Я не могу вообразить себе жизнь настолько свободной, чтобы я делал то, что мне хочется, — я вынужден делать то, что мне кажется важнее и нужнее на данном этапе. А единственный способ общения со зрителем состоит в том, чтобы оставаться самим собою и

не считаться с теми 80 % зрителей, которые, неизвестно почему, возомнили, что мы должны их развлекать. И в то же время мы настолько перестали уважать эти 80 % зрителей, что готовы их развлекать, потому что от этих 80 % зависят деньги на следующую постановку. Мрачная ситуация!

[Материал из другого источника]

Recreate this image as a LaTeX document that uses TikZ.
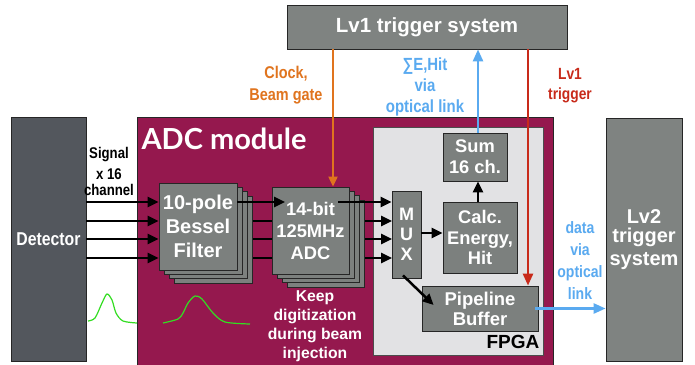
\documentclass[tikz,border=0pt]{standalone}
\usepackage{fontspec}
\setmainfont{Liberation Sans}
\newfontfamily\latofont{Lato}
\newfontfamily\condfont{Liberation Sans Bold}[FakeStretch=0.85]
\usetikzlibrary{arrows.meta,calc}
\definecolor{maroon}{HTML}{95184E}
\definecolor{boxgray}{HTML}{7C807E}
\definecolor{detgray}{HTML}{53575D}
\definecolor{fpgagray}{HTML}{E2E2E4}
\definecolor{sysgray}{HTML}{7F8381}
\definecolor{clkorange}{HTML}{E0741E}
\definecolor{optblue}{HTML}{5AAAF0}
\definecolor{trigred}{HTML}{C82A1A}
\definecolor{pulsegreen}{HTML}{33DD22}
\tikzset{
  gbox/.style={draw=black!85, line width=0.8pt, fill=boxgray, inner sep=0pt, text=white, align=center},
  sysbox/.style={draw=black!85, line width=0.8pt, fill=sysgray, inner sep=0pt, text=white, align=center},
  sigline/.style={line width=2.5pt, black},
  sigarrow/.style={line width=2.5pt, black, -{Triangle[length=11pt,width=10pt]}},
  clkarrow/.style={line width=2pt, clkorange, -{Triangle[length=10pt,width=9pt]}},
  bluearrow/.style={line width=2.5pt, optblue, -{Triangle[length=12pt,width=10pt]}},
  redarrow/.style={line width=2.5pt, trigred, -{Triangle[length=12pt,width=10pt]}},
  pulse/.style={line width=1.2pt, pulsegreen},
}
\begin{document}
\begin{tikzpicture}[x=1pt,y=-1pt]
\useasboundingbox (0,0) rectangle (695,364);
\fill[white] (0,0) rectangle (695,364);
% big containers
\node[draw=black!85, line width=0.8pt, fill=maroon, inner sep=0pt, minimum width=416pt, minimum height=248pt] (adcmod) at (345,241) {};
\node[draw=black!70, line width=0.8pt, fill=fpgagray, inner sep=0pt, minimum width=170pt, minimum height=228pt] (fpga) at (458,241) {};
\node[anchor=base west, text=white, font=\latofont\bfseries\fontsize{29}{32}\selectfont] (adclabel) at (138,149) {ADC module};
\node[anchor=center, text=black, font=\bfseries\fontsize{19}{22}\selectfont] (fpgalabel) at (513,342) {FPGA};
% system boxes
\node[sysbox, minimum width=280pt, minimum height=44pt, font=\bfseries\fontsize{20.5}{24}\selectfont] (lv1) at (427,27) {Lv1 trigger system};
\node[draw=black!85, line width=0.8pt, fill=detgray, inner sep=0pt, minimum width=75pt, minimum height=244pt, text=white, font=\condfont\fontsize{18.6}{21}\selectfont] (det) at (48.5,239) {\raisebox{-4pt}{Detector}};
\node[sysbox, minimum width=76pt, minimum height=243pt, font=\bfseries\fontsize{20}{22.5}\selectfont] (lv2) at (644,239.5) {\raisebox{-3pt}{Lv2}\\trigger\\system};
% hidden lines behind stacks
\foreach \y in {221,239,258} {
  \draw[sigline] (198,\y) -- (272,\y);
  \draw[sigarrow] (310,\y) -- (392,\y);
}
% stacks
\foreach \i in {3,2,1} {
  \node[gbox, minimum width=78pt, minimum height=87pt] (bes\i) at (198+5*\i,226.5+4.3*\i) {};
  \node[gbox, minimum width=77pt, minimum height=87pt] (adc\i) at (310.5+5*\i,230.5+4.3*\i) {};
}
\node[gbox, minimum width=78pt, minimum height=87pt, font=\bfseries\fontsize{20}{24}\selectfont] (bes) at (198,226.5) {10-pole\\Bessel\\Filter};
\node[gbox, minimum width=77pt, minimum height=87pt, font=\bfseries\fontsize{18.3}{22}\selectfont] (adc) at (310.5,230.5) {14-bit\\125MHz\\ADC};
\node[gbox, minimum width=29pt, minimum height=87pt, font=\bfseries\fontsize{18}{20}\selectfont] (mux) at (406.5,234.5) {M\\U\\X};
\node[gbox, minimum width=64pt, minimum height=48pt, font=\bfseries\fontsize{18.3}{21}\selectfont] (sum) at (475,157) {Sum\\16 ch.};
\node[gbox, minimum width=74pt, minimum height=71pt, font=\bfseries\fontsize{18.3}{20.5}\selectfont] (calc) at (480,237.5) {Calc.\\Energy,\\Hit};
\node[gbox, minimum width=116pt, minimum height=45pt, font=\bfseries\fontsize{18.5}{20}\selectfont] (pipe) at (480,308.5) {Pipeline\\Buffer};
% signal arrows
\foreach \y in {202,221,239,258}
  \draw[sigarrow] (det.east |- 0,\y) -- (bes.west |- 0,\y);
\draw[sigarrow] (bes.east |- 0,202) -- (285,202);
\draw[sigarrow] (338,202) -- (mux.west |- 0,202);
\draw[sigarrow] (mux.east |- 0,233) -- (calc.west |- 0,233);
\draw[sigarrow] (calc.north -| 478,0) -- (sum.south -| 478,0);
\draw[sigarrow] ([xshift=-3.5pt,yshift=3pt]mux.south) -- ([xshift=12pt,yshift=3.5pt]pipe.west);
% external links
\draw[clkarrow] (lv1.south -| 333,0) -- (adc.north -| 333,0);
\draw[bluearrow] (sum.north -| 478,0) -- (lv1.south -| 478,0);
\draw[redarrow] (lv1.south -| 528,0) -- (pipe.north -| 528,0);
\draw[bluearrow] ([xshift=-3pt]pipe.east) -- (pipe.east -| lv2.west);
% labels
\node[text=clkorange, align=center, font=\condfont\fontsize{17}{22}\selectfont] (clklabel) at (286,85) {Clock,\\Beam gate};
\node[text=optblue, align=center, font=\condfont\fontsize{17.6}{21}\selectfont] (sumlabel) at (425,86.5) {∑E,Hit\\via\\optical link};
\node[text=trigred, align=center, font=\condfont\fontsize{16.2}{20}\selectfont] (triglabel) at (570,86) {Lv1\\trigger};
\node[text=optblue, align=center, font=\condfont\fontsize{16.5}{21.7}\selectfont] (datalabel) at (580,260.5) {data\\via\\optical\\link};
\node[text=white, align=center, font=\bfseries\fontsize{15.7}{19}\selectfont] (keeplabel) at (315,326.5) {Keep\\digitization\\during beam\\injection};
\node[text=black, align=center, font=\condfont\fontsize{15.5}{15.5}\selectfont] (siglabel) at (109,171) {Signal\\[6pt]x 16\\channel};
% pulses
\draw[pulse] plot[smooth, tension=0.5] coordinates {(88,321) (95,318) (102,303) (107,294) (112,300) (116,313) (123,321) (137,323)};
\draw[pulse] plot[smooth, tension=0.5] coordinates {(163,323) (178,319) (183,313) (188,303) (195,296) (202,299) (213,313) (225,322) (250,324)};
\end{tikzpicture}
\end{document}
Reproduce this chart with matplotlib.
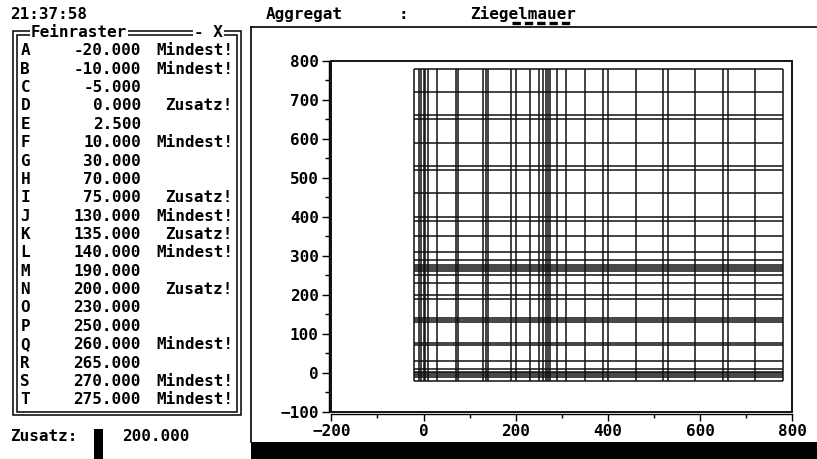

Но если теперь снова вернуться к тому зрительскому меньшинству, которое, однако, ждет настоящих эстетических впечатлений, к тому идеальному зрителю, на которого подсознательно уповает любой художник, то он откликнется душою на картину только тогда, когда в ней будет выражен авторский опыт, выстраданный и пережитый. Я уважаю зрителя настолько, что не хочу и не смогу обманывать его: я доверяю ему и потому решаюсь рассказывать о самом для меня важном и сокровенном.

Ван Гог, утверждавший, что «долг есть нечто абсолютное», и признававшийся, что «никакой успех не мог порадовать меня больше, чем то, что обыкновенные рабочие люди хотят повесить мою литографию у себя в комнате или мастерской», который солидаризировался с Херкомером в том, что «искусство в полном смысле слова делает для себя народ», — был всегда чрезвычайно далек от желания кому-то специально понравиться и кому-то угодить. Именно потому, что он относился к своей деятельности ответственно, понимая всю ее общественную значимость, — и поэтому видел свою задачу как художника в том, чтобы до последних сил, до последнего дыхания «биться» с жизненным материалом, чтобы выразить ту идеальную правду, которая в нем сокрыта. В этом он видел долг перед своим народом и свое почетное бремя. В дневнике он писал:

«Когда человек ясно выражает то, что хочет выразить, разве этого, строго говоря, недостаточно? Когда он умеет выражать свои мысли красиво, его, не спорю, приятнее слушать; но это не слишком прибавляет к красоте правды, которая прекрасна сама по себе».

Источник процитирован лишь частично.